Instruction – Write out the records below from the first line through the line containing "minimum height=45pt] (nlup)", leaving out any pictures.

(Stored items)
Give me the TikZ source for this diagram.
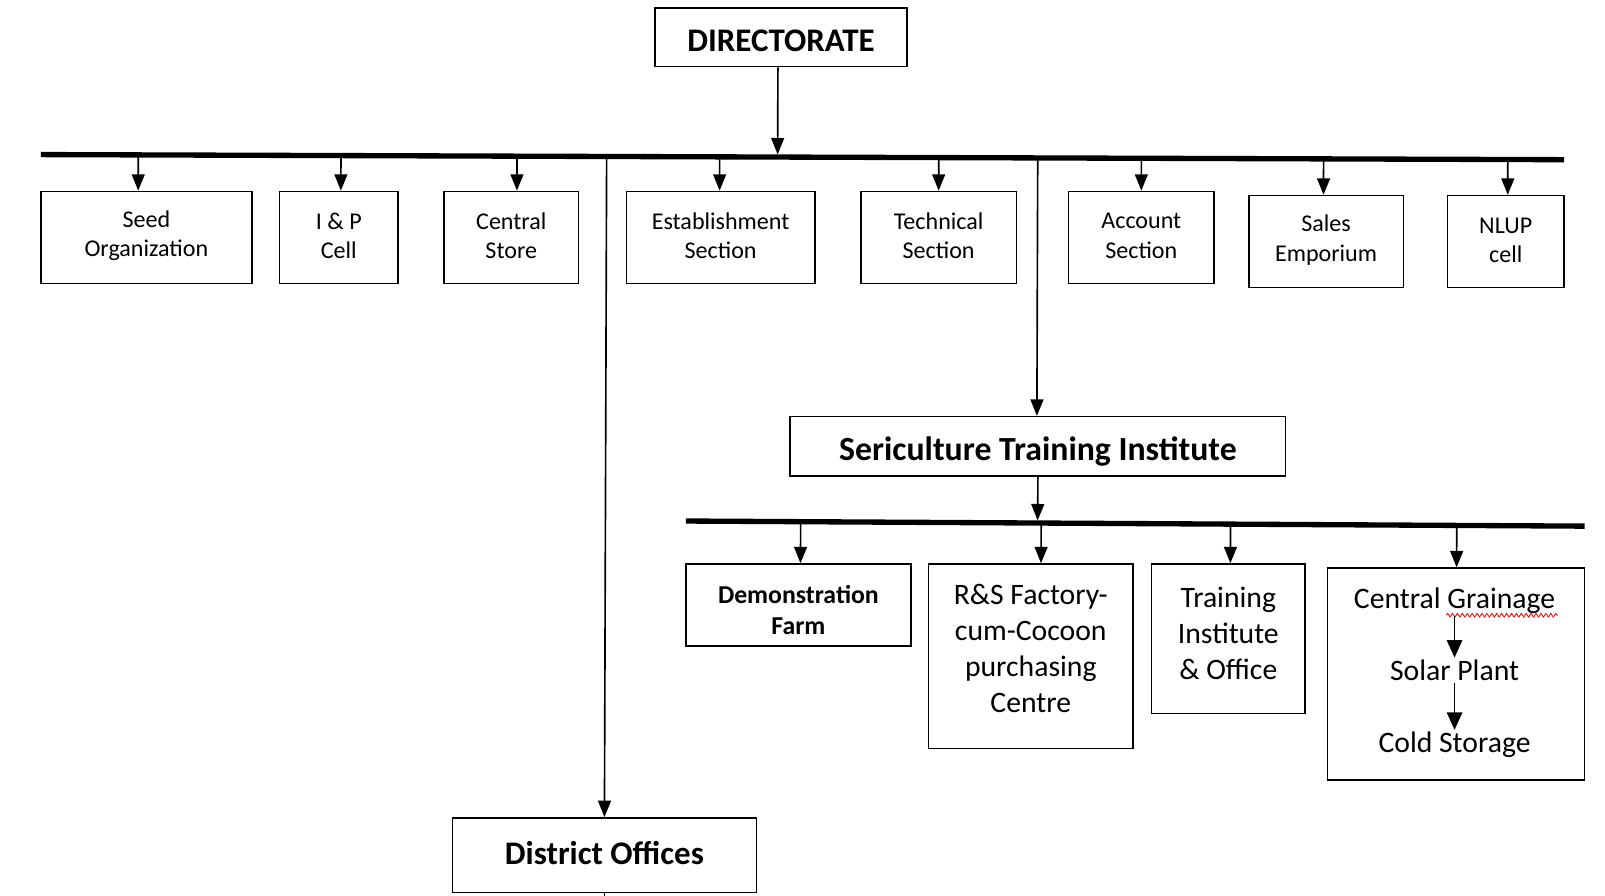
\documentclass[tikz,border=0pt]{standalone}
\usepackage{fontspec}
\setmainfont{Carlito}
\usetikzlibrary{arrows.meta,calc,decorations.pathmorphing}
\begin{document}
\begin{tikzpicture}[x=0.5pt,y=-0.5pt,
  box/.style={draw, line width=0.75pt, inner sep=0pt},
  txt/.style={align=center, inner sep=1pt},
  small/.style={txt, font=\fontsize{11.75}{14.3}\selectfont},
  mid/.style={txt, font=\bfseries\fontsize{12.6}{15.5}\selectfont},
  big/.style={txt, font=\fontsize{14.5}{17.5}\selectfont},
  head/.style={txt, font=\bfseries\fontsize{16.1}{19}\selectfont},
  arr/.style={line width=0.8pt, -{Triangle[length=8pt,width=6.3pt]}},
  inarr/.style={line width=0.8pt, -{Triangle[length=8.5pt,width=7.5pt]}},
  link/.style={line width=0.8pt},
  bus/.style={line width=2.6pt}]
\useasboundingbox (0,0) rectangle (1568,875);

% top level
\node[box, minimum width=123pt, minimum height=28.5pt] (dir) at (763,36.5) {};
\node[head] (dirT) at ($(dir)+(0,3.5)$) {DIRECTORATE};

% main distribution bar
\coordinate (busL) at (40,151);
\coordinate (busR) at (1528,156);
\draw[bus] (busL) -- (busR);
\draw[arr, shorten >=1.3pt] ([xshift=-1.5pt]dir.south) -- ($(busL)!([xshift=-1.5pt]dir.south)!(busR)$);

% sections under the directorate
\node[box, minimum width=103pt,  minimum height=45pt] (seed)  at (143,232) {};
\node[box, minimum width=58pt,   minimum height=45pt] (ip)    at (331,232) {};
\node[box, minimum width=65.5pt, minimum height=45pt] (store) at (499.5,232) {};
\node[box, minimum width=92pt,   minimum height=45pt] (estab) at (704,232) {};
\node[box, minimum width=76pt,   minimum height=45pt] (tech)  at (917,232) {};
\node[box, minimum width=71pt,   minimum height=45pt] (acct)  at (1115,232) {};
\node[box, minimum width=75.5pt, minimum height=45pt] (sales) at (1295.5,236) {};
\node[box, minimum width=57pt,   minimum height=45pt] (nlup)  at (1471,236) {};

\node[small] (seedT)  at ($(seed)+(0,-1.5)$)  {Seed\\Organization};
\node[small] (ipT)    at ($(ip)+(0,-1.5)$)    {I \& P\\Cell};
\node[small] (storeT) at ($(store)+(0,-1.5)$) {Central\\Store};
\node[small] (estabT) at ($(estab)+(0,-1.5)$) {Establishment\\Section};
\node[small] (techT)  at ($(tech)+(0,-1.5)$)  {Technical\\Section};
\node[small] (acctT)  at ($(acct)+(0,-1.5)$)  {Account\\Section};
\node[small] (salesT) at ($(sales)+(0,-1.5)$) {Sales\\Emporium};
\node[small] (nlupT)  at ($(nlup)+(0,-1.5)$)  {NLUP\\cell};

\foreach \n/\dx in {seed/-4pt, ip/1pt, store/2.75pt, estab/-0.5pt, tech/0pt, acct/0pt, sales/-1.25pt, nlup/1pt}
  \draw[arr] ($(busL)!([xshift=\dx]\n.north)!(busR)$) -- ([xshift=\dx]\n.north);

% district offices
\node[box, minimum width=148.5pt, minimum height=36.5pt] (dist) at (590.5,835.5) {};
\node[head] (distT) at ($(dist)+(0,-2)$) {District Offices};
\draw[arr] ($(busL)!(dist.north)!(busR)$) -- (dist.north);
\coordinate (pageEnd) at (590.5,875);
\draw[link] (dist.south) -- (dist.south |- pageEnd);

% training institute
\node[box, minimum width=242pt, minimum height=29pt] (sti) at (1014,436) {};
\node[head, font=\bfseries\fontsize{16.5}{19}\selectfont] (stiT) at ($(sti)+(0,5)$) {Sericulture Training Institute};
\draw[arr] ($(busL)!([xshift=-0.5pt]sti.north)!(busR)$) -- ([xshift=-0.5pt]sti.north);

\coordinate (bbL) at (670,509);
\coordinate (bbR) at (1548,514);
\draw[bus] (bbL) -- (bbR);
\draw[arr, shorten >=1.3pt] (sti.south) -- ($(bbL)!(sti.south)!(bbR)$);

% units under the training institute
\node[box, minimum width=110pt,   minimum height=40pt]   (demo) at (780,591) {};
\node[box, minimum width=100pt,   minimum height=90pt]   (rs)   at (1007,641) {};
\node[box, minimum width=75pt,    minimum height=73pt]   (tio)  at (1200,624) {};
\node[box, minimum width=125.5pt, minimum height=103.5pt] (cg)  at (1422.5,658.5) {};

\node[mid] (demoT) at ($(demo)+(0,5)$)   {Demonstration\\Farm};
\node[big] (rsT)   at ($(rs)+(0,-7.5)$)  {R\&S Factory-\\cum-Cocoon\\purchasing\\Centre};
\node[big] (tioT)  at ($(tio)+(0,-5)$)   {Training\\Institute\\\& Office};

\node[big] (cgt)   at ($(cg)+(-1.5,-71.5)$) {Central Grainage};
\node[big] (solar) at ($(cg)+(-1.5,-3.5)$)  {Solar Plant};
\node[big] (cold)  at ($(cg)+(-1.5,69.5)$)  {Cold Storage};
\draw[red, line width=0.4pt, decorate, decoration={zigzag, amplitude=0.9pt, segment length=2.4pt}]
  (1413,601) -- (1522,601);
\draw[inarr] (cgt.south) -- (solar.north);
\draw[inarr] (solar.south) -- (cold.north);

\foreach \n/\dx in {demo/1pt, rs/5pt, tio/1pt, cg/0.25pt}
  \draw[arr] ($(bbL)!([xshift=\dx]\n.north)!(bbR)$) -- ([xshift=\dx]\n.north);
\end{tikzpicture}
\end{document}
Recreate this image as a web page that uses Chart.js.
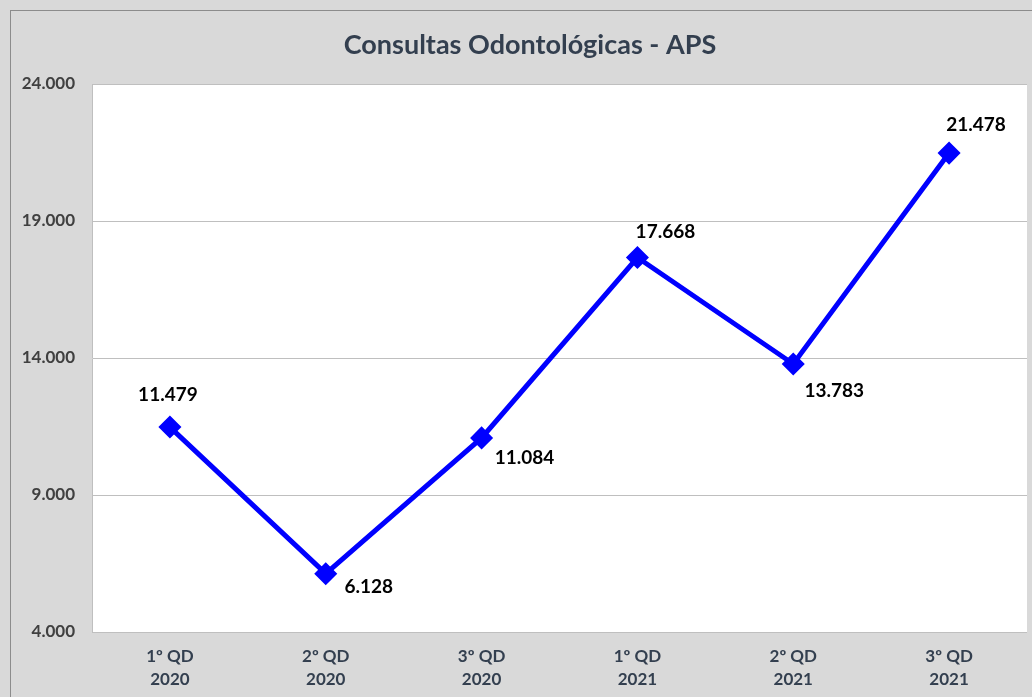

Right answer –
Give me the TikZ source for this diagram.
\documentclass[tikz,border=0pt]{standalone}
\usepackage{fontspec}
\setmainfont{Carlito}
\usetikzlibrary{arrows.meta,calc,decorations.pathmorphing}
\begin{document}
\begin{tikzpicture}[x=0.5pt,y=-0.5pt,
  box/.style={draw, line width=0.75pt, inner sep=0pt},
  txt/.style={align=center, inner sep=1pt},
  small/.style={txt, font=\fontsize{11.75}{14.3}\selectfont},
  mid/.style={txt, font=\bfseries\fontsize{12.6}{15.5}\selectfont},
  big/.style={txt, font=\fontsize{14.5}{17.5}\selectfont},
  head/.style={txt, font=\bfseries\fontsize{16.1}{19}\selectfont},
  arr/.style={line width=0.8pt, -{Triangle[length=8pt,width=6.3pt]}},
  inarr/.style={line width=0.8pt, -{Triangle[length=8.5pt,width=7.5pt]}},
  link/.style={line width=0.8pt},
  bus/.style={line width=2.6pt}]
\useasboundingbox (0,0) rectangle (1568,875);

% top level
\node[box, minimum width=123pt, minimum height=28.5pt] (dir) at (763,36.5) {};
\node[head] (dirT) at ($(dir)+(0,3.5)$) {DIRECTORATE};

% main distribution bar
\coordinate (busL) at (40,151);
\coordinate (busR) at (1528,156);
\draw[bus] (busL) -- (busR);
\draw[arr, shorten >=1.3pt] ([xshift=-1.5pt]dir.south) -- ($(busL)!([xshift=-1.5pt]dir.south)!(busR)$);

% sections under the directorate
\node[box, minimum width=103pt,  minimum height=45pt] (seed)  at (143,232) {};
\node[box, minimum width=58pt,   minimum height=45pt] (ip)    at (331,232) {};
\node[box, minimum width=65.5pt, minimum height=45pt] (store) at (499.5,232) {};
\node[box, minimum width=92pt,   minimum height=45pt] (estab) at (704,232) {};
\node[box, minimum width=76pt,   minimum height=45pt] (tech)  at (917,232) {};
\node[box, minimum width=71pt,   minimum height=45pt] (acct)  at (1115,232) {};
\node[box, minimum width=75.5pt, minimum height=45pt] (sales) at (1295.5,236) {};
\node[box, minimum width=57pt,   minimum height=45pt] (nlup)  at (1471,236) {};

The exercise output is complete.